[begin DATA RECORDS]

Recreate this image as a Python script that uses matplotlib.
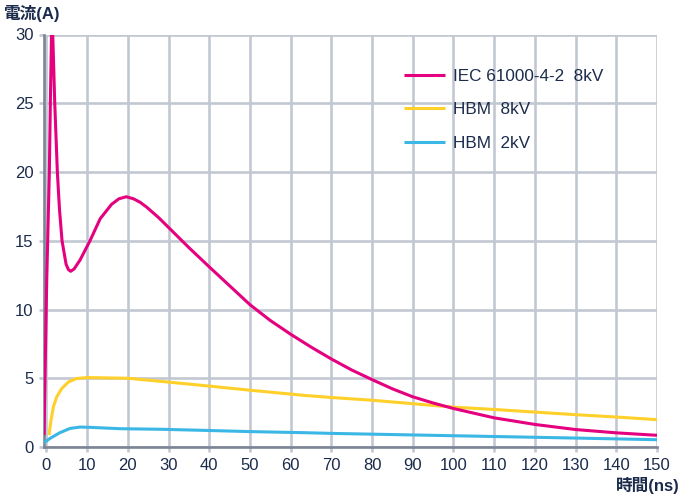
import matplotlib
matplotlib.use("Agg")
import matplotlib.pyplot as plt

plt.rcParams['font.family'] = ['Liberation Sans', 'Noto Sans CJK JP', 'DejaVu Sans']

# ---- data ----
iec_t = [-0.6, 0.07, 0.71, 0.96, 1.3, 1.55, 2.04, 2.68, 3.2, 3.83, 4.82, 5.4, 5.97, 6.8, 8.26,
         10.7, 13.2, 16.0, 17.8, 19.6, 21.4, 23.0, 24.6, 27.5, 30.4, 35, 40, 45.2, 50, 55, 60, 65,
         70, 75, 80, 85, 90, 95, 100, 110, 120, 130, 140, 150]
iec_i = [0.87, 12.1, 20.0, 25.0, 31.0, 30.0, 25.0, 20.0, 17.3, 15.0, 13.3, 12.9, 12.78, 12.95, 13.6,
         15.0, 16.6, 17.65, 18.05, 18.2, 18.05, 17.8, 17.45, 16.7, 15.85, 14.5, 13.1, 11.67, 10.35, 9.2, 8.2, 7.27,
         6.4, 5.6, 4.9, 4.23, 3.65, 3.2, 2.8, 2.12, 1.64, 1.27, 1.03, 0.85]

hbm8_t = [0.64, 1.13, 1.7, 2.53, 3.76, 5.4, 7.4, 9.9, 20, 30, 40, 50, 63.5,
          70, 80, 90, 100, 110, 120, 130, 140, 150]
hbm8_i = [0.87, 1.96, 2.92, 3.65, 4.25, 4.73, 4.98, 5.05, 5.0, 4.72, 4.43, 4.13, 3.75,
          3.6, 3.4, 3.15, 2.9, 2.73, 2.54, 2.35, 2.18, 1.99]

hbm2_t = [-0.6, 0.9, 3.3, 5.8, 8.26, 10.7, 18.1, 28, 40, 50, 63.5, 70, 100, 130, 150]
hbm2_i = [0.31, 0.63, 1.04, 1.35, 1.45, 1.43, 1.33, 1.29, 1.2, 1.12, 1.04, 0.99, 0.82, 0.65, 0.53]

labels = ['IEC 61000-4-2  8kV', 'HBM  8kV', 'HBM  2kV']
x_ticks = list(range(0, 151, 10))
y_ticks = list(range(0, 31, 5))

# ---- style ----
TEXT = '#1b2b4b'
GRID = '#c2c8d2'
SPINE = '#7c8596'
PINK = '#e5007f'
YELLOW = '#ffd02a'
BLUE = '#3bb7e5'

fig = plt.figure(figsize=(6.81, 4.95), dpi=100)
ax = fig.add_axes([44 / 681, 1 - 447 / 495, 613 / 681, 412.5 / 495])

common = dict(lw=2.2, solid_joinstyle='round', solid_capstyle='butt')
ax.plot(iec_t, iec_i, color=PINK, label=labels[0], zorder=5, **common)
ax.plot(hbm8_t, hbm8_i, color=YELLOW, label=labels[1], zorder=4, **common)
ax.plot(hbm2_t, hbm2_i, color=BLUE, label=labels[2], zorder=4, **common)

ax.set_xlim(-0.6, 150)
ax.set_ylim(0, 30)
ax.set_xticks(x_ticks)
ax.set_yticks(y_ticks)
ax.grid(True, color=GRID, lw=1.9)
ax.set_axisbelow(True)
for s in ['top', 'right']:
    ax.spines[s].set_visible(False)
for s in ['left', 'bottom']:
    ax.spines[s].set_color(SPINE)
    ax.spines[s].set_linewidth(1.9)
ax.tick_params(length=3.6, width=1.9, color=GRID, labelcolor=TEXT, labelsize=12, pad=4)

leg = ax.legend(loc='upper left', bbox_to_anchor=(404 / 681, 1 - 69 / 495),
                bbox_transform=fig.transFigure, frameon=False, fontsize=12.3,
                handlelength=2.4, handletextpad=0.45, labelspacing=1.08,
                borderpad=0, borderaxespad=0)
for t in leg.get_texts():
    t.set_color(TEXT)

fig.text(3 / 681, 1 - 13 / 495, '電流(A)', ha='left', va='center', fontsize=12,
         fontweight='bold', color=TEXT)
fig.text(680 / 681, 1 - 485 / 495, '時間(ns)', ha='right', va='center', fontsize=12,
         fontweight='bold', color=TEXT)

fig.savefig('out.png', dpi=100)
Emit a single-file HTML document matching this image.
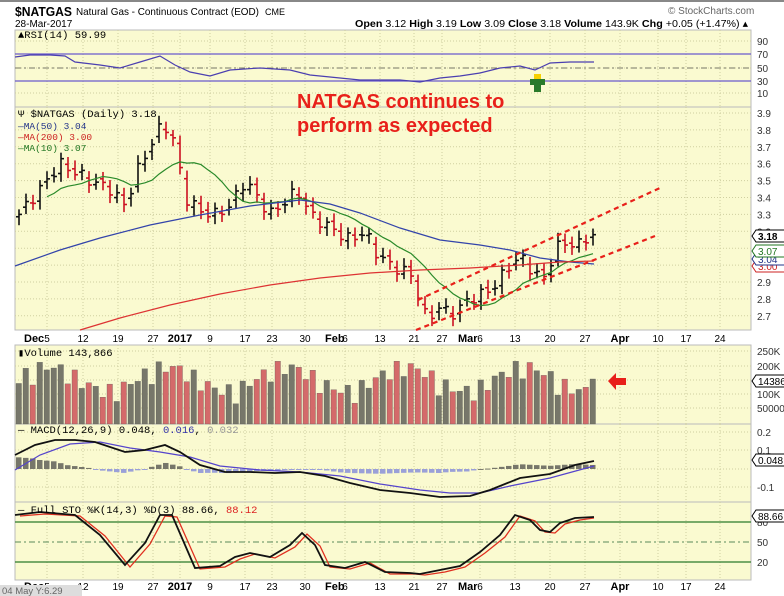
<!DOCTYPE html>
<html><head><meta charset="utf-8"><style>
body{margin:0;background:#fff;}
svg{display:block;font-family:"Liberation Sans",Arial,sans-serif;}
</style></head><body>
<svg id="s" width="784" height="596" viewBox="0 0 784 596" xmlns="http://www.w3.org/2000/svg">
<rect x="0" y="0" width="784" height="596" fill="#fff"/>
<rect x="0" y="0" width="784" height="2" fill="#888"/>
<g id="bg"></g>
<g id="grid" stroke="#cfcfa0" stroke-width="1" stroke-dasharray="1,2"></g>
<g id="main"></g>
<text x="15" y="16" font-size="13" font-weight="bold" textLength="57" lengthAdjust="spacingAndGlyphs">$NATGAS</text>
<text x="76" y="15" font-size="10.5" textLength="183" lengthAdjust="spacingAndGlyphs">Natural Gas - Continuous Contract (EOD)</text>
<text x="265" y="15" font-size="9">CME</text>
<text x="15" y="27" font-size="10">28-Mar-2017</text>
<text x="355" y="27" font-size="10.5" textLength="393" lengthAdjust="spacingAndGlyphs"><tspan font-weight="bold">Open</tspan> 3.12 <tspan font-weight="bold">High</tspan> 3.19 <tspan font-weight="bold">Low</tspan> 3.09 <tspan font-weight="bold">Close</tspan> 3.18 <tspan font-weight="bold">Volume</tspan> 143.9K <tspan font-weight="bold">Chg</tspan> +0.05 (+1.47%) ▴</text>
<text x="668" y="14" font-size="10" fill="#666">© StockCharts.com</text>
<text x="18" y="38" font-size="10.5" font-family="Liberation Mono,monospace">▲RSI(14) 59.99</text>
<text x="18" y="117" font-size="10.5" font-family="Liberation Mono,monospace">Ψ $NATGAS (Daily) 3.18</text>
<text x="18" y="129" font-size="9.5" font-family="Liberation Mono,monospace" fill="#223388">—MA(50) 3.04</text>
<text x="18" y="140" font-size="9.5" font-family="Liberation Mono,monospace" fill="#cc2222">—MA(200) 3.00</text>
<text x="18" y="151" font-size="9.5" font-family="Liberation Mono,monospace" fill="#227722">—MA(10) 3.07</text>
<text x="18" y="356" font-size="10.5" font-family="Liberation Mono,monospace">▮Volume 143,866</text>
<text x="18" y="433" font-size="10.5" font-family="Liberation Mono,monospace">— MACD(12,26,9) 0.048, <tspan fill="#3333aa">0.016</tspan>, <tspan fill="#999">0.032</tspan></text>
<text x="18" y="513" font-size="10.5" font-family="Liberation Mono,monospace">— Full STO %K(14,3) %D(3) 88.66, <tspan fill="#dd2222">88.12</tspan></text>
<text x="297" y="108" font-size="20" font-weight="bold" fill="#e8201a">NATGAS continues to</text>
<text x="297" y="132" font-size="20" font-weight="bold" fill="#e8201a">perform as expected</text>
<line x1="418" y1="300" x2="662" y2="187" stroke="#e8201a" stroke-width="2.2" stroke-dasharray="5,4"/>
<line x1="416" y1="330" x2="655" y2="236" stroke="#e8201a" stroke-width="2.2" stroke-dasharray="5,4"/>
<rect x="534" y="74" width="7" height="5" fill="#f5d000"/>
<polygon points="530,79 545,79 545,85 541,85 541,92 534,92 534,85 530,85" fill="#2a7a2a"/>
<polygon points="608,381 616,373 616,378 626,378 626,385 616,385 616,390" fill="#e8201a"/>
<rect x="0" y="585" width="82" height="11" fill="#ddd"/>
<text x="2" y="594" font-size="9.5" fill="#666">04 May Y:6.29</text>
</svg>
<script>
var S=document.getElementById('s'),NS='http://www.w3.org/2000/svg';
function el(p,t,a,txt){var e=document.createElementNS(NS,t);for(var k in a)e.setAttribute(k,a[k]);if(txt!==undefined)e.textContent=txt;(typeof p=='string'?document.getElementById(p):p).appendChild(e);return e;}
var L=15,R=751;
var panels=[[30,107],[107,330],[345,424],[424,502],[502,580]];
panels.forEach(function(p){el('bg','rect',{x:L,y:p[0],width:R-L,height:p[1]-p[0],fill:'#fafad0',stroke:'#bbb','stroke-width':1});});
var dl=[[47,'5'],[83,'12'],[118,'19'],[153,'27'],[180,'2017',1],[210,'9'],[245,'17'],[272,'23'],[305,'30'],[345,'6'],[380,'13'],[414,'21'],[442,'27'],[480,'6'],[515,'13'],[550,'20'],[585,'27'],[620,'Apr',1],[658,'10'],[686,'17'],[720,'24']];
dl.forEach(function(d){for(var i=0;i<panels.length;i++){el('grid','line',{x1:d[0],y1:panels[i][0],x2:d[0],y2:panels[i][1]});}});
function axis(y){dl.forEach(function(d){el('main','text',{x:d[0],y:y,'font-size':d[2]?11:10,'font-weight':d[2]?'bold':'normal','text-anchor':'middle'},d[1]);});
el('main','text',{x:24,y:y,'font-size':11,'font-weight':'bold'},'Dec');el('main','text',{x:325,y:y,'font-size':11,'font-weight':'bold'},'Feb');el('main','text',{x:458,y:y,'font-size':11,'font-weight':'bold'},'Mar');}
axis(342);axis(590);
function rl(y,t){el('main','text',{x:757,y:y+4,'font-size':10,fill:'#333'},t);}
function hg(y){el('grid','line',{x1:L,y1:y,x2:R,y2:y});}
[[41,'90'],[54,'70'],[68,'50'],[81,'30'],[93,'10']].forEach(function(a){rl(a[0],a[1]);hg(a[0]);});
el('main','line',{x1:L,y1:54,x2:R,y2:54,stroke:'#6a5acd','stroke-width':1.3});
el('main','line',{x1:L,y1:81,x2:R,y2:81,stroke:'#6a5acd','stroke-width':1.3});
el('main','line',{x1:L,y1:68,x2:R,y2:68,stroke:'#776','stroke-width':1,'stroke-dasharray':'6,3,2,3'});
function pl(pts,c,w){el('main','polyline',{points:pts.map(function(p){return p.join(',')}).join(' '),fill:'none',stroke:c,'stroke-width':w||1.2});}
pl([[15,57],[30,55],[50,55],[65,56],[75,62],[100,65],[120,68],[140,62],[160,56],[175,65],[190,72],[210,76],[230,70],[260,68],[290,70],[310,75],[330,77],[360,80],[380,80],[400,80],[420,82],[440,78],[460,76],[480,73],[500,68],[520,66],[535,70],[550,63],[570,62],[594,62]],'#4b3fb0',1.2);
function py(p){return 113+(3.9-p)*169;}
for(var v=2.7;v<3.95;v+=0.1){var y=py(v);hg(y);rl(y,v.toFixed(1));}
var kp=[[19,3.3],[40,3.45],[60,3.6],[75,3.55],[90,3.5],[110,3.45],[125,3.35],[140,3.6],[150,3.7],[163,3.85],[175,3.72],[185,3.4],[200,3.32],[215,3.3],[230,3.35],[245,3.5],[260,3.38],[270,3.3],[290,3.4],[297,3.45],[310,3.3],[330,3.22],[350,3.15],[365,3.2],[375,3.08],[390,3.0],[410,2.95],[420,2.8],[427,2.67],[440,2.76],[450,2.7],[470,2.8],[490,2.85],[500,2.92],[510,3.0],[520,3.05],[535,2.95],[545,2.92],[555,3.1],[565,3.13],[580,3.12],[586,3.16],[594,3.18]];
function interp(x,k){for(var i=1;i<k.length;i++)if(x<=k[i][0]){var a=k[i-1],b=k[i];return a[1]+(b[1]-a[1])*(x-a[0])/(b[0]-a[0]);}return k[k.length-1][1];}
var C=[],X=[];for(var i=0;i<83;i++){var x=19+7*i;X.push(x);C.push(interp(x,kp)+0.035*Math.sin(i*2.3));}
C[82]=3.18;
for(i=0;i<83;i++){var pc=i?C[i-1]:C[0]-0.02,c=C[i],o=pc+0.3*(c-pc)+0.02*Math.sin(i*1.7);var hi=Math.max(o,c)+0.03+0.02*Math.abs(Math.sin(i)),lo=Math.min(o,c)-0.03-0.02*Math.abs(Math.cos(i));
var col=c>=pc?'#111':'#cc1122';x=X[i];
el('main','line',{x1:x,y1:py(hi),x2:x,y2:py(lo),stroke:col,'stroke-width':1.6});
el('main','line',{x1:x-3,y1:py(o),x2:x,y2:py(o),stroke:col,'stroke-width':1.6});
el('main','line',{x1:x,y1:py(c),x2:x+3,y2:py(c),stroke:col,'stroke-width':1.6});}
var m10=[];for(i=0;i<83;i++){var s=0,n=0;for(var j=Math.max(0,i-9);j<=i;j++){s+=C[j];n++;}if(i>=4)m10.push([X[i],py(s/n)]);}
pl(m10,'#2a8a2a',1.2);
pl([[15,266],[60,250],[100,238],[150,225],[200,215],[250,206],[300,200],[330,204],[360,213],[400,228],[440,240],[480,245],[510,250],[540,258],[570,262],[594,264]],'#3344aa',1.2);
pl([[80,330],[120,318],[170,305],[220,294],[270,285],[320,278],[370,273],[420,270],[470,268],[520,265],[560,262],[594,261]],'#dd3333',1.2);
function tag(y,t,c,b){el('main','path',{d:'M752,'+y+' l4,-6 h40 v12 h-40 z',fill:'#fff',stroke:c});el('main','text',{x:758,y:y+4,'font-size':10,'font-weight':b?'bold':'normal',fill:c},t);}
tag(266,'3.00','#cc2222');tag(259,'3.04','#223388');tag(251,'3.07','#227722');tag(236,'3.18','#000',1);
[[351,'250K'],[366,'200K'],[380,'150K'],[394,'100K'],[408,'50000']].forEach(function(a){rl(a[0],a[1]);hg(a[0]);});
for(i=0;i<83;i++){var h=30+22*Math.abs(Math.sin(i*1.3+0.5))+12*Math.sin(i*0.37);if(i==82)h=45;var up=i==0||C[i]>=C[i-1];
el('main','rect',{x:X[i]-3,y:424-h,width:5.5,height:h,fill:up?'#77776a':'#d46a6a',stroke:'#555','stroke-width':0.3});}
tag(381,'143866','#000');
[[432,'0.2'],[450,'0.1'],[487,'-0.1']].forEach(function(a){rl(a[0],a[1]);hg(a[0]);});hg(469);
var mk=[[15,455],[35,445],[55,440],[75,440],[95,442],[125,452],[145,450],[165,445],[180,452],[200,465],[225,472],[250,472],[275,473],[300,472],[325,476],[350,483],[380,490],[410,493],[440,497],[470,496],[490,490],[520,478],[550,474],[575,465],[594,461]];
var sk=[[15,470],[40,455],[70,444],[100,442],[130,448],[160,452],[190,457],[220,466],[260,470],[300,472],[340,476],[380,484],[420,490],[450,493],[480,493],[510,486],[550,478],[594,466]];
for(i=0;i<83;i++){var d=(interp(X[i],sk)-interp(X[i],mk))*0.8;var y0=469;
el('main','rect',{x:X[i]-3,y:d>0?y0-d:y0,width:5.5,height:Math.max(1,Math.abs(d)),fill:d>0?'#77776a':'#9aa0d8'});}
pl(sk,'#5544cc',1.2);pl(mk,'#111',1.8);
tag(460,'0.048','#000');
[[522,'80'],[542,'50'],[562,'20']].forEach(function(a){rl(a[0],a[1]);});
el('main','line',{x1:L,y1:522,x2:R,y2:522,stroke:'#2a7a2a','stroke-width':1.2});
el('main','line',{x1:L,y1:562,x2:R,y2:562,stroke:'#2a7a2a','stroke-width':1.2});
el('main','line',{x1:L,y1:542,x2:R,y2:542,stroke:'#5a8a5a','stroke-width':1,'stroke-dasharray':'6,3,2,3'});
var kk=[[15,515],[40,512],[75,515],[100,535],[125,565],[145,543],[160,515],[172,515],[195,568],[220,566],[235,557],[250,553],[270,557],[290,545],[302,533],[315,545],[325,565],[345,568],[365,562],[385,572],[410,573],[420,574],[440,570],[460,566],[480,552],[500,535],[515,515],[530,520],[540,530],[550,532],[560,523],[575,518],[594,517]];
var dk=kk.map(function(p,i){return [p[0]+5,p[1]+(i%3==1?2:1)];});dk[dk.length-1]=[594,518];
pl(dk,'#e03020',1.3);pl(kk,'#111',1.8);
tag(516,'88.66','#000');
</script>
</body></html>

[end DATA RECORDS]

WHAT THE EXERCISE ASKS. Exactly as written, repeat the lines from the beginning of the entries up to and including the line with "3.6, 3.4, 3.15, 2.9, 2.73, 2.54, 2.35, 2.18, 1.99]", but not the pictures.

WRITTEN REPLY.
Recreate this image as a Python script that uses matplotlib.
import matplotlib
matplotlib.use("Agg")
import matplotlib.pyplot as plt

plt.rcParams['font.family'] = ['Liberation Sans', 'Noto Sans CJK JP', 'DejaVu Sans']

# ---- data ----
iec_t = [-0.6, 0.07, 0.71, 0.96, 1.3, 1.55, 2.04, 2.68, 3.2, 3.83, 4.82, 5.4, 5.97, 6.8, 8.26,
         10.7, 13.2, 16.0, 17.8, 19.6, 21.4, 23.0, 24.6, 27.5, 30.4, 35, 40, 45.2, 50, 55, 60, 65,
         70, 75, 80, 85, 90, 95, 100, 110, 120, 130, 140, 150]
iec_i = [0.87, 12.1, 20.0, 25.0, 31.0, 30.0, 25.0, 20.0, 17.3, 15.0, 13.3, 12.9, 12.78, 12.95, 13.6,
         15.0, 16.6, 17.65, 18.05, 18.2, 18.05, 17.8, 17.45, 16.7, 15.85, 14.5, 13.1, 11.67, 10.35, 9.2, 8.2, 7.27,
         6.4, 5.6, 4.9, 4.23, 3.65, 3.2, 2.8, 2.12, 1.64, 1.27, 1.03, 0.85]

hbm8_t = [0.64, 1.13, 1.7, 2.53, 3.76, 5.4, 7.4, 9.9, 20, 30, 40, 50, 63.5,
          70, 80, 90, 100, 110, 120, 130, 140, 150]
hbm8_i = [0.87, 1.96, 2.92, 3.65, 4.25, 4.73, 4.98, 5.05, 5.0, 4.72, 4.43, 4.13, 3.75,
          3.6, 3.4, 3.15, 2.9, 2.73, 2.54, 2.35, 2.18, 1.99]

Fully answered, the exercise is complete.